[Data to process]:

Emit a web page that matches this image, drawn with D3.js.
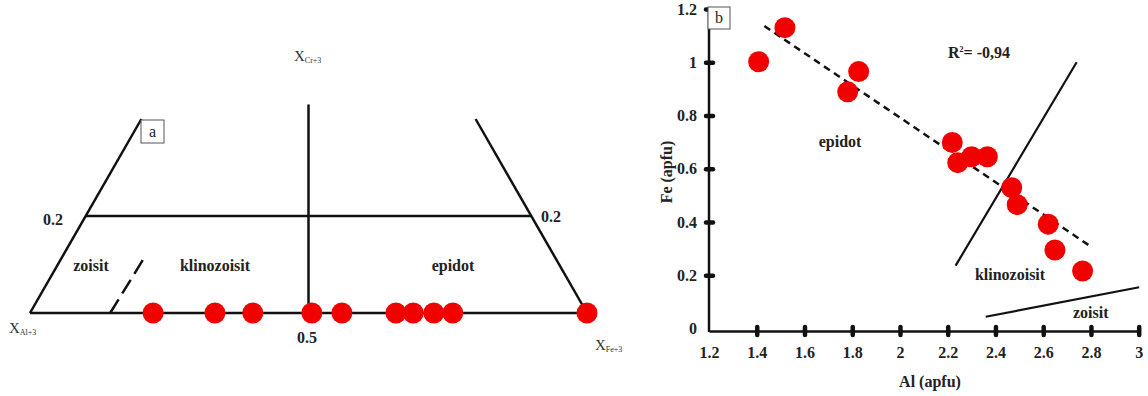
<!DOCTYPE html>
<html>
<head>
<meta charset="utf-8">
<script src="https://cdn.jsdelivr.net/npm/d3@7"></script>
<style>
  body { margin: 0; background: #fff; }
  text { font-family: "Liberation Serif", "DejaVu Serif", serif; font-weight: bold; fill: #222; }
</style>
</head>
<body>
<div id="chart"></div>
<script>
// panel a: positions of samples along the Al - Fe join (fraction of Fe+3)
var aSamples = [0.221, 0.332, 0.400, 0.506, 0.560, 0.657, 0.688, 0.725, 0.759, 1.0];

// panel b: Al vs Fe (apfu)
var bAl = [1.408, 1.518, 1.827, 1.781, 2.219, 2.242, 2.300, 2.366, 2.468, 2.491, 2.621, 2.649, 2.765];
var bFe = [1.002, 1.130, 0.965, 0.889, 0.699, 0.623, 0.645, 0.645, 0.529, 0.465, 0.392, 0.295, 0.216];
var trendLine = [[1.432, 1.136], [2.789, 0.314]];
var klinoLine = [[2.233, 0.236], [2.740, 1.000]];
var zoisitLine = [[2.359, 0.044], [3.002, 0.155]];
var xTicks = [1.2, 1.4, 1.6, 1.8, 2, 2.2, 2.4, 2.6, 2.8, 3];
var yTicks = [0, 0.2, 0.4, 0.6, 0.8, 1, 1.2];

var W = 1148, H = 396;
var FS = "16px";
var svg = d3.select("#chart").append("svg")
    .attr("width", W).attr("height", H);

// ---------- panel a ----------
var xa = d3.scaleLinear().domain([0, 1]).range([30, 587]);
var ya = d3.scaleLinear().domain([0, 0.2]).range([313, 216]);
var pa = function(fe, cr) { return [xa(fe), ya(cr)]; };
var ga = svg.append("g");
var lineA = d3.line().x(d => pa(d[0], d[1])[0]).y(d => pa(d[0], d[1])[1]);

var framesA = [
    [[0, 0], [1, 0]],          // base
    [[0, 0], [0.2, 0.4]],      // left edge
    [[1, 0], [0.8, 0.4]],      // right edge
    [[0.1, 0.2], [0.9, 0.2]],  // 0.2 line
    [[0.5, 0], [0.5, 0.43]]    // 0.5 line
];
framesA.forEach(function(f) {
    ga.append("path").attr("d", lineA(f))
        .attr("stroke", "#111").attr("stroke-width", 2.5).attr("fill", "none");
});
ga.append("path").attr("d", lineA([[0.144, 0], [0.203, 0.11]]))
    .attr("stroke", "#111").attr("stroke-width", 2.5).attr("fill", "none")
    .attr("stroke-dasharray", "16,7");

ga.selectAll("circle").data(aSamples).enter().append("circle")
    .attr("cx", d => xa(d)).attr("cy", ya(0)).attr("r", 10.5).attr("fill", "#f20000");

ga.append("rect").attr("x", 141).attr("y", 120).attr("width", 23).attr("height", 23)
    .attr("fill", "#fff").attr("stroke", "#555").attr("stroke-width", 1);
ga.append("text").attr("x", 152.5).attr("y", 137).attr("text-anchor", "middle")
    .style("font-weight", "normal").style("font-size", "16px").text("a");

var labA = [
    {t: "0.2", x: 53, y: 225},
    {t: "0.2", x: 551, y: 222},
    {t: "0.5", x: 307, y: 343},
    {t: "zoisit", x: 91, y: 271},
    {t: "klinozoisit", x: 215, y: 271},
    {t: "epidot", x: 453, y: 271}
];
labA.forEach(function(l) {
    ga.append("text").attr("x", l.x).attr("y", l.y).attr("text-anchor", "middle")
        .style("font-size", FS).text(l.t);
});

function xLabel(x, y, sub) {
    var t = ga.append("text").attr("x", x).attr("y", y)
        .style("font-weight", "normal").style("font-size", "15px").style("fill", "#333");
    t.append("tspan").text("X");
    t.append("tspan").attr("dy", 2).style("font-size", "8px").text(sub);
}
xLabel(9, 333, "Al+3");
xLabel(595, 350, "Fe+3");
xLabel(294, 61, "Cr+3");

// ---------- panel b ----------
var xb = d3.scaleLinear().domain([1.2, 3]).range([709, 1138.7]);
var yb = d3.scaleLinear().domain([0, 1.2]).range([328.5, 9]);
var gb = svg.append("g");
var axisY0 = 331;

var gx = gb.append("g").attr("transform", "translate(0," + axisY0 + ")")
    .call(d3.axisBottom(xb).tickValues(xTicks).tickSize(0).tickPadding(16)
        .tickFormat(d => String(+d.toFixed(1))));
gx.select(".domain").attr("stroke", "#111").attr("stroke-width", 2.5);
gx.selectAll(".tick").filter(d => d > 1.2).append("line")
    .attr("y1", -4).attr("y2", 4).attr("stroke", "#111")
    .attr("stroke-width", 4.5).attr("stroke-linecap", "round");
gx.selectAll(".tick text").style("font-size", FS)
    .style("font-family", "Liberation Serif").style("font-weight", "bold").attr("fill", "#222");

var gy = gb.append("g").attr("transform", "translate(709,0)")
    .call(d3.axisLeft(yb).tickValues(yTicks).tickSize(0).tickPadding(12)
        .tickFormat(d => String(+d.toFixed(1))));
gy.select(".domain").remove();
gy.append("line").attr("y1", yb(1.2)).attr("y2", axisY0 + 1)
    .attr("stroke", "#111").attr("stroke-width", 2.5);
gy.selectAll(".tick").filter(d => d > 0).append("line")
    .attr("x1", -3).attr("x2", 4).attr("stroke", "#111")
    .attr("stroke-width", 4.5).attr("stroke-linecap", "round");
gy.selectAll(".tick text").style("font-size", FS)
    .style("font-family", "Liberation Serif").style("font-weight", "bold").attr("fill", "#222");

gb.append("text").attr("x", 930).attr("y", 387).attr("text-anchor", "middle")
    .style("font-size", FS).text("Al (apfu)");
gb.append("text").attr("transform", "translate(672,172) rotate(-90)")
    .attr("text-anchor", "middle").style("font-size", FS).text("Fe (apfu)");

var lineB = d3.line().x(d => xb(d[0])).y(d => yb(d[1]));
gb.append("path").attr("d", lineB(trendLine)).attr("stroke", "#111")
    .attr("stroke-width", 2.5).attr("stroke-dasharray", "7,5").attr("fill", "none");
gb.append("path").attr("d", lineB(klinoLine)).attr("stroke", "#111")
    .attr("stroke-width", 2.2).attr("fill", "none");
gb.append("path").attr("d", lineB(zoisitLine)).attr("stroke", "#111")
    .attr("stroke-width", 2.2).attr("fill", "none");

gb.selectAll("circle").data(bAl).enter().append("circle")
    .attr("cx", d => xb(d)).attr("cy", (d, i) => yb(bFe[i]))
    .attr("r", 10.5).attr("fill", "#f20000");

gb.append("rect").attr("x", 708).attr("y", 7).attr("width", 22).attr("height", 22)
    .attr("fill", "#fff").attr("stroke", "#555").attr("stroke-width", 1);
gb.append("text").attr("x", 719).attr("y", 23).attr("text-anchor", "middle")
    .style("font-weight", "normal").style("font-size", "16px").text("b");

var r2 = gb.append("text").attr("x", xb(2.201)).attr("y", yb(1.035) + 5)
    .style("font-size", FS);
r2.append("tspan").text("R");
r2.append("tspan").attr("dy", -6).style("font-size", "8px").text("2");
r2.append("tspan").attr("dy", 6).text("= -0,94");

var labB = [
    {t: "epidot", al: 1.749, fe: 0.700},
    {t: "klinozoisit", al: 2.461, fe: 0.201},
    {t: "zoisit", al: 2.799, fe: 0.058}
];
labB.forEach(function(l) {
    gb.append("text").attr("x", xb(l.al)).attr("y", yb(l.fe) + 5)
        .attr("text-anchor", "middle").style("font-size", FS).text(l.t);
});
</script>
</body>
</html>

--

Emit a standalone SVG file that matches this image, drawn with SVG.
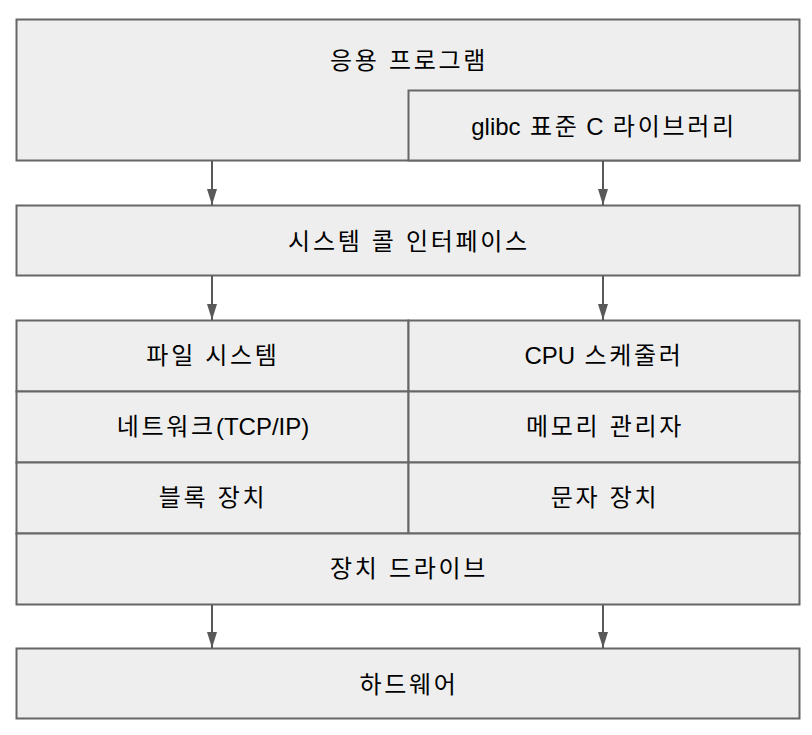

* * *

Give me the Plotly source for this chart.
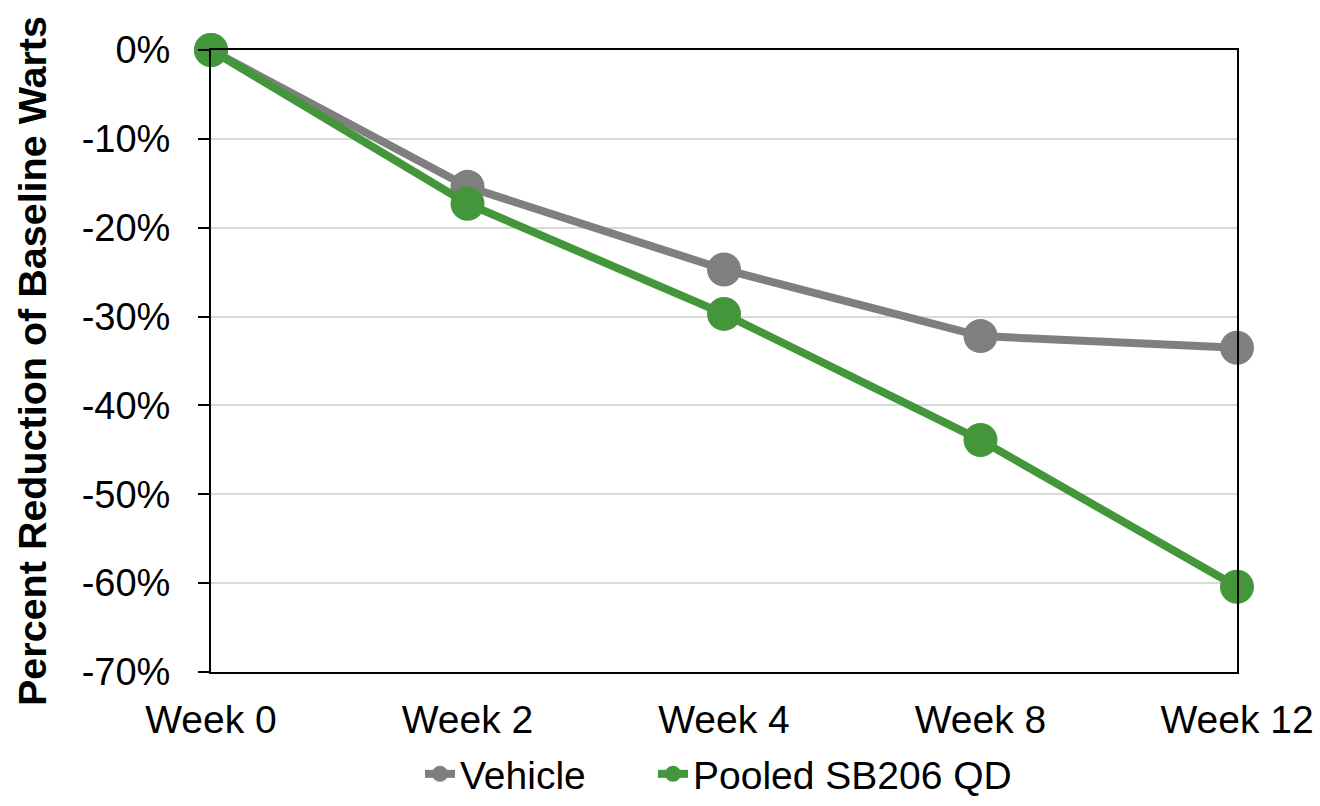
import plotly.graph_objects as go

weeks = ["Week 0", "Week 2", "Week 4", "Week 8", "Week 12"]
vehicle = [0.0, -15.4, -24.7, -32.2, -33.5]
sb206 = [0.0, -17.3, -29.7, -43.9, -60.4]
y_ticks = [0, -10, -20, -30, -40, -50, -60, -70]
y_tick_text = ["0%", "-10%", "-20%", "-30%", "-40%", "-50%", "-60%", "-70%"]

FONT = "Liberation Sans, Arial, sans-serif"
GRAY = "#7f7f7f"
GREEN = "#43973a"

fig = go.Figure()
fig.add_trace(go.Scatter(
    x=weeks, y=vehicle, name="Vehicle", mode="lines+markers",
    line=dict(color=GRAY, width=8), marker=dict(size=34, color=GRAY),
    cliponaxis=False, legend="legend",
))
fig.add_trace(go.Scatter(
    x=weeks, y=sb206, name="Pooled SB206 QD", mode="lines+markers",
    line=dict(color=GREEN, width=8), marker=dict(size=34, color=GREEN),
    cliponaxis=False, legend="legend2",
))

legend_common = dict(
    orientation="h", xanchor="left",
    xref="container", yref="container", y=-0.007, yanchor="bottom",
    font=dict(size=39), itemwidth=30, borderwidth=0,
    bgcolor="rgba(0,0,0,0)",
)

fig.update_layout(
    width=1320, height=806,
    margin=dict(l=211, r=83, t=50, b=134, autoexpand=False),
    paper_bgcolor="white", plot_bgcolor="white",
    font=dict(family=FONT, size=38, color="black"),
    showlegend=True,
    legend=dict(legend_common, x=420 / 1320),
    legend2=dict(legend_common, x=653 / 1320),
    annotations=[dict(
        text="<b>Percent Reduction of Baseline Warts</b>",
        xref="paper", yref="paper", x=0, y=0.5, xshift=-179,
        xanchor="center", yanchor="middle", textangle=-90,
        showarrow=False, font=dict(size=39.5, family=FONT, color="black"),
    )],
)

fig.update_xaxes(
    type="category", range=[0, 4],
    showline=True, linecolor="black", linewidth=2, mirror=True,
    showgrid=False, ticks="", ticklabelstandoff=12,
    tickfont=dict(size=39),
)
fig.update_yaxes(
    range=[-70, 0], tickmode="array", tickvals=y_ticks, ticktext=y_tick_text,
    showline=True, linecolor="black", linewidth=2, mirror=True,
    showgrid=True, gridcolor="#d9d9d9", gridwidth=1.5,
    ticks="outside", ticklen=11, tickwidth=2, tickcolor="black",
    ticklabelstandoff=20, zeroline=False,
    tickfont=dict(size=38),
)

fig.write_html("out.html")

[Exercise prompt]: Leave out the pictures and give again exactly the lines from the one with "Emit a web page" through the one with "var yTicks = [0, 0.2, 0.4, 0.6, 0.8, 1, 1.2];", and no others.

[Exercise answer]:
Emit a web page that matches this image, drawn with D3.js.
<!DOCTYPE html>
<html>
<head>
<meta charset="utf-8">
<script src="https://cdn.jsdelivr.net/npm/d3@7"></script>
<style>
  body { margin: 0; background: #fff; }
  text { font-family: "Liberation Serif", "DejaVu Serif", serif; font-weight: bold; fill: #222; }
</style>
</head>
<body>
<div id="chart"></div>
<script>
// panel a: positions of samples along the Al - Fe join (fraction of Fe+3)
var aSamples = [0.221, 0.332, 0.400, 0.506, 0.560, 0.657, 0.688, 0.725, 0.759, 1.0];

// panel b: Al vs Fe (apfu)
var bAl = [1.408, 1.518, 1.827, 1.781, 2.219, 2.242, 2.300, 2.366, 2.468, 2.491, 2.621, 2.649, 2.765];
var bFe = [1.002, 1.130, 0.965, 0.889, 0.699, 0.623, 0.645, 0.645, 0.529, 0.465, 0.392, 0.295, 0.216];
var trendLine = [[1.432, 1.136], [2.789, 0.314]];
var klinoLine = [[2.233, 0.236], [2.740, 1.000]];
var zoisitLine = [[2.359, 0.044], [3.002, 0.155]];
var xTicks = [1.2, 1.4, 1.6, 1.8, 2, 2.2, 2.4, 2.6, 2.8, 3];
var yTicks = [0, 0.2, 0.4, 0.6, 0.8, 1, 1.2];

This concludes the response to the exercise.